It’s deep summer in Doha, 118 degrees today and humid, though not as humid as it will be in a few weeks. By then, Doha will be a ghost of itself, most everyone somewhere other than here. I suppose I am something of an oddity in my love of Doha in the summer. Gone is the tangled, honking traffic and the overstuffed, chaotic malls. This warp speed city fast forwarding from desert to mirage slows down a bit. Yes, there is the heat, and make no mistake, the raw power of it is humbling, frightening even, yet so much perseveres: the bulbuls and mourning doves pecking the seed I sprinkled on the sill, lizards darting from the aloe when I water the garden, the feral cats stalking shade and hauling their kittens behind them.

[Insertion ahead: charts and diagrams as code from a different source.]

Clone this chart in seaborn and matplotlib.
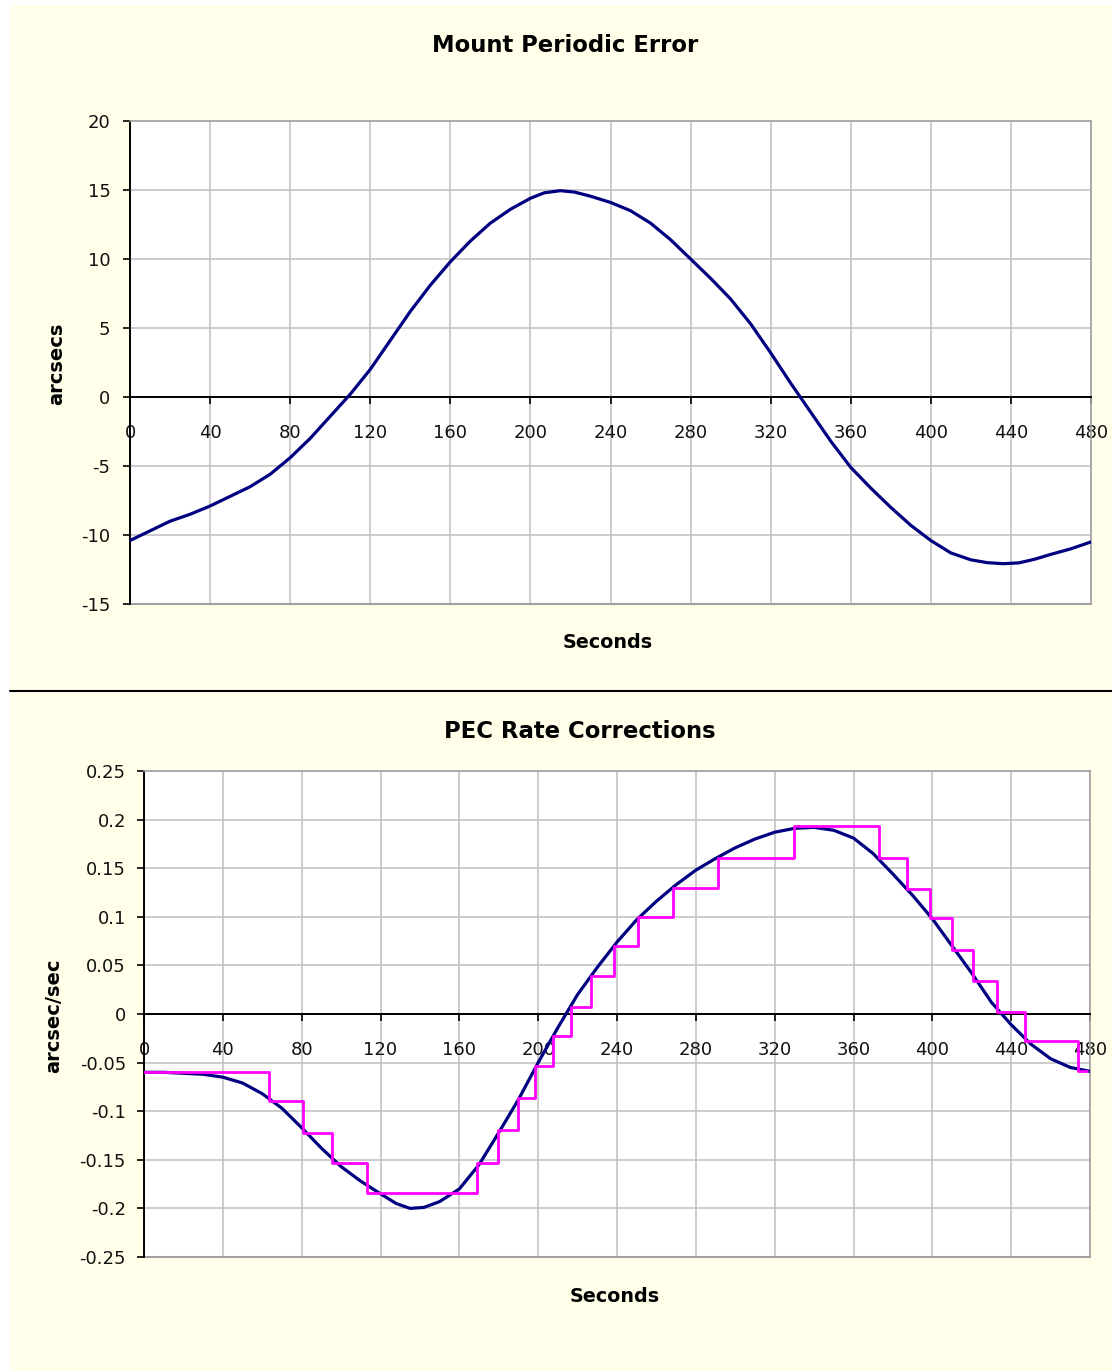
import numpy as np
import pandas as pd
import matplotlib
matplotlib.use("Agg")
import matplotlib.pyplot as plt
import seaborn as sns
from matplotlib.patches import Rectangle
from matplotlib.lines import Line2D
from matplotlib.ticker import FuncFormatter

sns.set_theme(style="white")
plt.rcParams["font.family"] = ["DejaVu Sans"]
plt.rcParams["axes.unicode_minus"] = False

# ---------------- data ----------------
pe_seconds = [0, 10, 20, 30, 40, 50, 60, 70, 80, 90, 100, 110, 120, 130, 140, 150,
              160, 170, 180, 190, 200, 207, 215, 222, 230, 240, 250, 260, 270, 280, 290,
              300, 310, 320, 330, 340, 350, 360, 370, 380, 390, 400, 410, 420, 428, 436,
              444, 452, 460, 470, 480]
pe_arcsecs = [-10.4, -9.7, -9.0, -8.5, -7.9, -7.2, -6.5, -5.6, -4.4, -3.0, -1.4, 0.2,
              2.0, 4.1, 6.2, 8.1, 9.8, 11.3, 12.6, 13.6, 14.4, 14.8, 14.95, 14.85, 14.55,
              14.1, 13.5, 12.6, 11.4, 10.0, 8.6, 7.1, 5.3, 3.2, 1.0, -1.1, -3.2, -5.1,
              -6.6, -8.0, -9.3, -10.4, -11.3, -11.8, -12.0, -12.08, -12.02, -11.75,
              -11.4, -11.0, -10.5]

rate_seconds = [0, 10, 20, 30, 40, 50, 60, 70, 80, 90, 100, 110, 120, 128, 135, 142,
                150, 160, 170, 180, 190, 200, 210, 220, 230, 240, 250, 260, 270, 280,
                290, 300, 310, 320, 330, 340, 350, 360, 370, 380, 390, 400, 410, 420,
                430, 440, 450, 460, 470, 480]
rate_values = [-0.060, -0.060, -0.061, -0.062, -0.065, -0.071, -0.082, -0.097, -0.117,
               -0.138, -0.157, -0.172, -0.185, -0.195, -0.200, -0.199, -0.193, -0.180,
               -0.155, -0.122, -0.088, -0.050, -0.014, 0.020, 0.048, 0.074, 0.097, 0.116,
               0.133, 0.148, 0.160, 0.171, 0.180, 0.187, 0.191, 0.192, 0.189, 0.181,
               0.165, 0.144, 0.122, 0.098, 0.070, 0.042, 0.012, -0.011, -0.031, -0.046,
               -0.055, -0.059]

pec_step_seconds = [0, 63.4, 80.8, 95.6, 113.3, 168.8, 179.8, 189.6, 198.4, 207.7, 216.5,
                    227.0, 238.5, 250.8, 268.2, 291.4, 329.8, 372.9, 386.9, 398.8, 409.8,
                    420.8, 432.6, 447.0, 474.0, 478.3]
pec_step_values = [-0.060, -0.090, -0.122, -0.153, -0.184, -0.153, -0.119, -0.086, -0.054,
                   -0.023, 0.007, 0.039, 0.070, 0.100, 0.130, 0.161, 0.193, 0.161, 0.129,
                   0.099, 0.066, 0.034, 0.002, -0.028, -0.059, -0.059]

x_ticks = [0, 40, 80, 120, 160, 200, 240, 280, 320, 360, 400, 440, 480]
pe_yticks = [-15, -10, -5, 0, 5, 10, 15, 20]
rate_yticks = [-0.25, -0.2, -0.15, -0.1, -0.05, 0, 0.05, 0.1, 0.15, 0.2, 0.25]

top_title = "Mount Periodic Error"
bottom_title = "PEC Rate Corrections"
x_label = "Seconds"
top_ylabel = "arcsecs"
bottom_ylabel = "arcsec/sec"

pe_df = pd.DataFrame({"Seconds": pe_seconds, "arcsecs": pe_arcsecs})
rate_df = pd.DataFrame({"Seconds": rate_seconds, "rate": rate_values})
step_df = pd.DataFrame({"Seconds": pec_step_seconds, "rate": pec_step_values})

# ---------------- figure ----------------
W, H, DPI = 1112, 1371, 100
fig = plt.figure(figsize=(W / DPI, H / DPI), dpi=DPI, facecolor="white")


def fx(x):
    return x / W


def fy(y):
    return 1 - y / H


BG = "#FFFFEA"
fig.patches.append(Rectangle((fx(10), fy(690)), 1 - fx(10), 685 / H,
                             transform=fig.transFigure, facecolor=BG,
                             edgecolor="none", zorder=-5))
fig.patches.append(Rectangle((fx(10), 0), 1 - fx(10), fy(692),
                             transform=fig.transFigure, facecolor=BG,
                             edgecolor="none", zorder=-5))
fig.add_artist(Line2D([fx(10), 1], [fy(691), fy(691)], transform=fig.transFigure,
                      color="black", lw=1.5, zorder=-4))


def make_axes(left, top, right, bottom):
    return fig.add_axes([fx(left), fy(bottom), (right - left) / W, (bottom - top) / H])


ax1 = make_axes(130, 121, 1091, 604)
ax2 = make_axes(144, 771, 1090, 1257)


def style(ax, ylim, yticks, ypad):
    ax.set_facecolor("white")
    ax.set_xlim(0, 480)
    ax.set_ylim(*ylim)
    ax.set_xticks(x_ticks)
    ax.set_yticks(yticks)
    ax.yaxis.set_major_formatter(FuncFormatter(lambda v, p: f"{v:g}"))
    ax.grid(True, color="#C0C0C0", lw=1.1)
    ax.set_axisbelow(True)
    for s in ["top", "right"]:
        ax.spines[s].set_visible(True)
        ax.spines[s].set_color("#A0A0A0")
        ax.spines[s].set_linewidth(1.2)
    ax.spines["left"].set_color("black")
    ax.spines["left"].set_linewidth(1.4)
    ax.spines["bottom"].set_position(("data", 0))
    ax.spines["bottom"].set_color("black")
    ax.spines["bottom"].set_linewidth(1.4)
    ax.axhline(ylim[0], color="#A0A0A0", lw=1.5, clip_on=False, zorder=2.4)
    ax.tick_params(axis="x", which="both", direction="out", bottom=True, length=5,
                   width=1.2, color="black", pad=14.5, labelsize=13, labelcolor="#111111")
    ax.tick_params(axis="y", which="both", direction="out", left=True, length=5,
                   width=1.2, color="black", pad=ypad, labelsize=13, labelcolor="#111111")
    ax.set_xlabel("")
    ax.set_ylabel("")


sns.lineplot(data=pe_df, x="Seconds", y="arcsecs", ax=ax1, color="#000080", lw=2.3,
             legend=False, zorder=3, solid_joinstyle="round")
style(ax1, (-15, 20), pe_yticks, 9)

sns.lineplot(data=rate_df, x="Seconds", y="rate", ax=ax2, color="#000080", lw=2.3,
             legend=False, zorder=3, solid_joinstyle="round")
sns.lineplot(data=step_df, x="Seconds", y="rate", ax=ax2, color="#FF00FF", lw=2.0,
             drawstyle="steps-post", legend=False, zorder=4)
style(ax2, (-0.25, 0.25), rate_yticks, 8)

# ---------------- texts ----------------
fig.text(fx(565), fy(46), top_title, ha="center", va="center", fontsize=16.4,
         fontweight="bold", color="black")
fig.text(fx(608), fy(643), x_label, ha="center", va="center", fontsize=13.8,
         fontweight="bold", color="black")
fig.text(fx(57), fy(364), top_ylabel, ha="center", va="center", fontsize=14,
         fontweight="bold", rotation=90, color="black")

fig.text(fx(580), fy(731), bottom_title, ha="center", va="center", fontsize=16.4,
         fontweight="bold", color="black")
fig.text(fx(615), fy(1296), x_label, ha="center", va="center", fontsize=13.8,
         fontweight="bold", color="black")
fig.text(fx(54), fy(1016), bottom_ylabel, ha="center", va="center", fontsize=14,
         fontweight="bold", rotation=90, color="black")

fig.savefig("out.png", dpi=DPI, facecolor="white")
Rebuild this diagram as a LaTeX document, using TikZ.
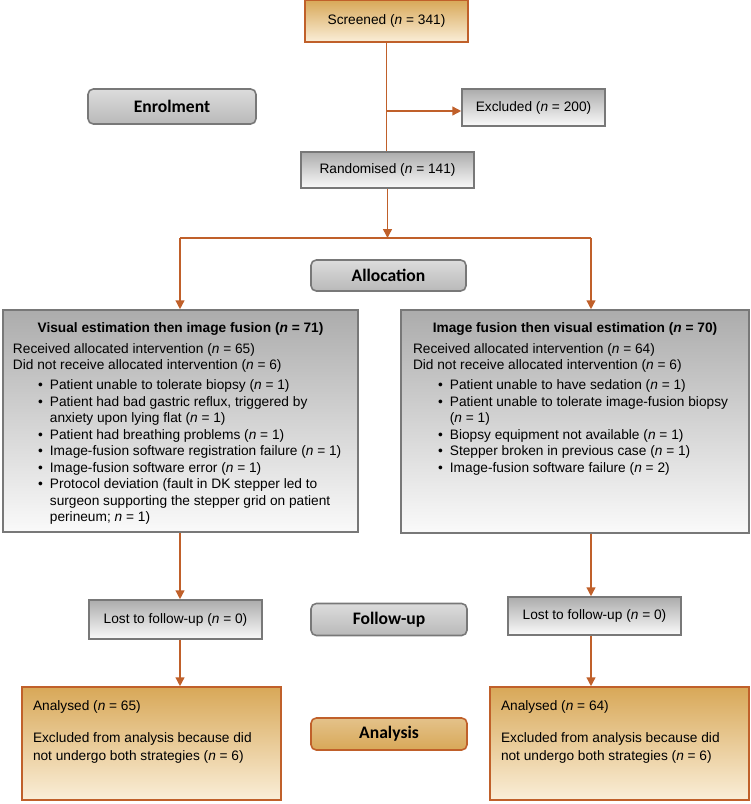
\documentclass[tikz,border=0pt]{standalone}
\usepackage{fontspec}
\setmainfont{Liberation Sans}
\newfontfamily\stagefont{Carlito}
\usetikzlibrary{arrows.meta}

\definecolor{rust}{RGB}{192,96,42}
\definecolor{graytop}{RGB}{172,172,172}
\definecolor{graybot}{RGB}{250,250,250}
\definecolor{grayline}{RGB}{120,120,120}
\definecolor{ambertop}{RGB}{216,168,88}
\definecolor{amberbot}{RGB}{250,238,216}
\definecolor{stagetop}{RGB}{220,220,220}
\definecolor{stagebot}{RGB}{185,185,185}

\newcommand{\nn}{\textit{n}}

\tikzset{
  graybox/.style={draw=grayline, line width=0.9pt, top color=graytop, bottom color=graybot,
                  inner sep=0pt, align=center, font=\fontsize{7.8}{9.4}\selectfont},
  amberbox/.style={draw=rust, line width=0.9pt, top color=ambertop, bottom color=amberbot,
                   inner sep=0pt, align=center, font=\fontsize{7.8}{9.4}\selectfont},
  stagebox/.style={draw=grayline, line width=0.9pt, rounded corners=3pt, top color=stagetop,
                   bottom color=stagebot, minimum width=3.12cm, minimum height=0.64cm,
                   font=\stagefont\bfseries\fontsize{10}{12}\selectfont},
  link/.style={draw=rust, line width=0.8pt},
  arr/.style={link, -{Triangle[length=5pt,width=5pt]}},
}

\begin{document}
\begin{tikzpicture}
    \useasboundingbox (0,0) rectangle (15,-16.08);

    % Enrolment
    \node [amberbox, minimum width=3.26cm, minimum height=0.84cm]
          (screened) at (7.73,-0.42) {Screened (\nn{} = 341)};
    \node [stagebox, minimum width=3.36cm, minimum height=0.70cm]
          (enrol) at (3.44,-2.13) {Enrolment};
    \node [graybox, minimum width=2.86cm, minimum height=0.74cm]
          (excluded) at (10.67,-2.15) {Excluded (\nn{} = 200)};
    \node [graybox, minimum width=3.46cm, minimum height=0.72cm]
          (random) at (7.75,-3.40) {Randomised (\nn{} = 141)};

    % Allocation
    \node [stagebox, minimum width=3.10cm, minimum height=0.62cm]
          (alloc) at (7.77,-5.51) {Allocation};
    \node [graybox, minimum width=7.10cm, minimum height=4.44cm] (visual) at (3.61,-8.42) {%
      \parbox[t][4.44cm][t]{6.70cm}{\vspace*{7pt}%
        {\centering\textbf{Visual estimation then image fusion (\nn{} = 71)}\par}
        \vspace{2.5pt}\raggedright
        Received allocated intervention (\nn{} = 65)\par
        Did not receive allocated intervention (\nn{} = 6)\par
        \begin{list}{\textbullet}{\leftmargin=21pt \labelsep=4pt \topsep=2pt
                                  \itemsep=0pt \parsep=0pt \partopsep=0pt}
          \item Patient unable to tolerate biopsy (\nn{} = 1)
          \item Patient had bad gastric reflux, triggered by anxiety upon lying flat (\nn{} = 1)
          \item Patient had breathing problems (\nn{} = 1)
          \item Image-fusion software registration failure (\nn{} = 1)
          \item Image-fusion software error (\nn{} = 1)
          \item Protocol deviation (fault in DK stepper led to surgeon supporting the stepper grid on patient perineum; \nn{} = 1)
        \end{list}}};
    \node [graybox, minimum width=6.96cm, minimum height=4.46cm] (fusion) at (11.50,-8.43) {%
      \parbox[t][4.46cm][t]{6.48cm}{\vspace*{7pt}%
        {\centering\textbf{Image fusion then visual estimation (\nn{} = 70)}\par}
        \vspace{2.5pt}\raggedright
        Received allocated intervention (\nn{} = 64)\par
        Did not receive allocated intervention (\nn{} = 6)\par
        \begin{list}{\textbullet}{\leftmargin=21pt \labelsep=4pt \topsep=2pt
                                  \itemsep=0pt \parsep=0pt \partopsep=0pt}
          \item Patient unable to have sedation (\nn{} = 1)
          \item Patient unable to tolerate image-fusion biopsy (\nn{} = 1)
          \item Biopsy equipment not available (\nn{} = 1)
          \item Stepper broken in previous case (\nn{} = 1)
          \item Image-fusion software failure (\nn{} = 2)
        \end{list}}};

    % Follow-up
    \node [graybox, minimum width=3.46cm, minimum height=0.78cm]
          (lostL) at (3.51,-12.39) {Lost to follow-up (\nn{} = 0)};
    \node [stagebox] (follow) at (7.78,-12.39) {Follow-up};
    \node [graybox, minimum width=3.46cm, minimum height=0.76cm]
          (lostR) at (11.89,-12.32) {Lost to follow-up (\nn{} = 0)};

    % Analysis
    \node [amberbox, minimum width=5.18cm, minimum height=2.26cm] (anaL) at (3.03,-14.87) {%
      \parbox[t][2.26cm][t]{4.74cm}{\fontsize{7.8}{10.2}\selectfont\vspace*{8pt}\raggedright
        Analysed (\nn{} = 65)\par\vspace{8pt}
        Excluded from analysis because did\newline
        not undergo both strategies (\nn{} = 6)}};
    \node [stagebox, draw=rust, top color=ambertop!70!white, bottom color=ambertop]
          (analysis) at (7.78,-14.68) {Analysis};
    \node [amberbox, minimum width=5.18cm, minimum height=2.26cm] (anaR) at (12.39,-14.87) {%
      \parbox[t][2.26cm][t]{4.74cm}{\fontsize{7.8}{10.2}\selectfont\vspace*{8pt}\raggedright
        Analysed (\nn{} = 64)\par\vspace{8pt}
        Excluded from analysis because did\newline
        not undergo both strategies (\nn{} = 6)}};

    % Connections
    \coordinate (fork) at (7.75,-4.76);
    \coordinate (forkL) at (3.60,-4.76);
    \coordinate (forkR) at (11.82,-4.76);
    \coordinate (split) at (7.73,-2.22);
    \draw [link] (screened.south) -- (screened.south |- random.north);
    \draw [arr] (split) -- (split -| excluded.west);
    \draw [arr] (random.south) -- (fork);
    \draw [link] (forkL) -- (forkR);
    \draw [arr] (forkL) -- (forkL |- visual.north);
    \draw [arr] (forkR) -- (forkR |- fusion.north);
    \draw [arr] (forkL |- visual.south) -- (forkL |- lostL.north);
    \draw [arr] (forkR |- fusion.south) -- (forkR |- lostR.north);
    \draw [arr] (forkL |- lostL.south) -- (forkL |- anaL.north);
    \draw [arr] (forkR |- lostR.south) -- (forkR |- anaR.north);
\end{tikzpicture}
\end{document}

It’s too hot to do much of anything, and there’s a certain luxury of filling the time with quieter pursuits. This issue of diode, I think, is a quieter pursuit, perfect for a long, summer read.
Patty Paine
I once had a colleague, since retired, who said that for him there were three reasons to teach—June, July, and August. And summers are nice here in Richmond: hot by day, warm by night, generally humid, sometimes rainy, sometimes dry. Maples and live oaks provide plenty of comforting shade. Children are (mostly) out of school, so normally quiet neighborhoods fill with the sounds of their play. And I still get to teach—my reasons are not the same as my former colleague’s, I guess. This summer, it’s an introductory creative writing class, fiction, two nights a week for eight weeks in what may be the most comfortable room on VCU’s campus—cool and carpeted, windows overlooking the Anderson Gallery (currently showing “Knock, Knock!, From the Collection of Paul and Sara Monroe”). I have fourteen students, some who will become writers, some who will not but who will always be readers. The pace is leisurely, the teaching fun, educational, and rewarding. And it leaves plenty of time to focus on reading diode closely now, not as a collection of work by several different poets and writers, but as the single piece it becomes when it’s finally all together.
Jeff Lodge
Wherever you are, we hope you enjoy this issue of diode the way we now will.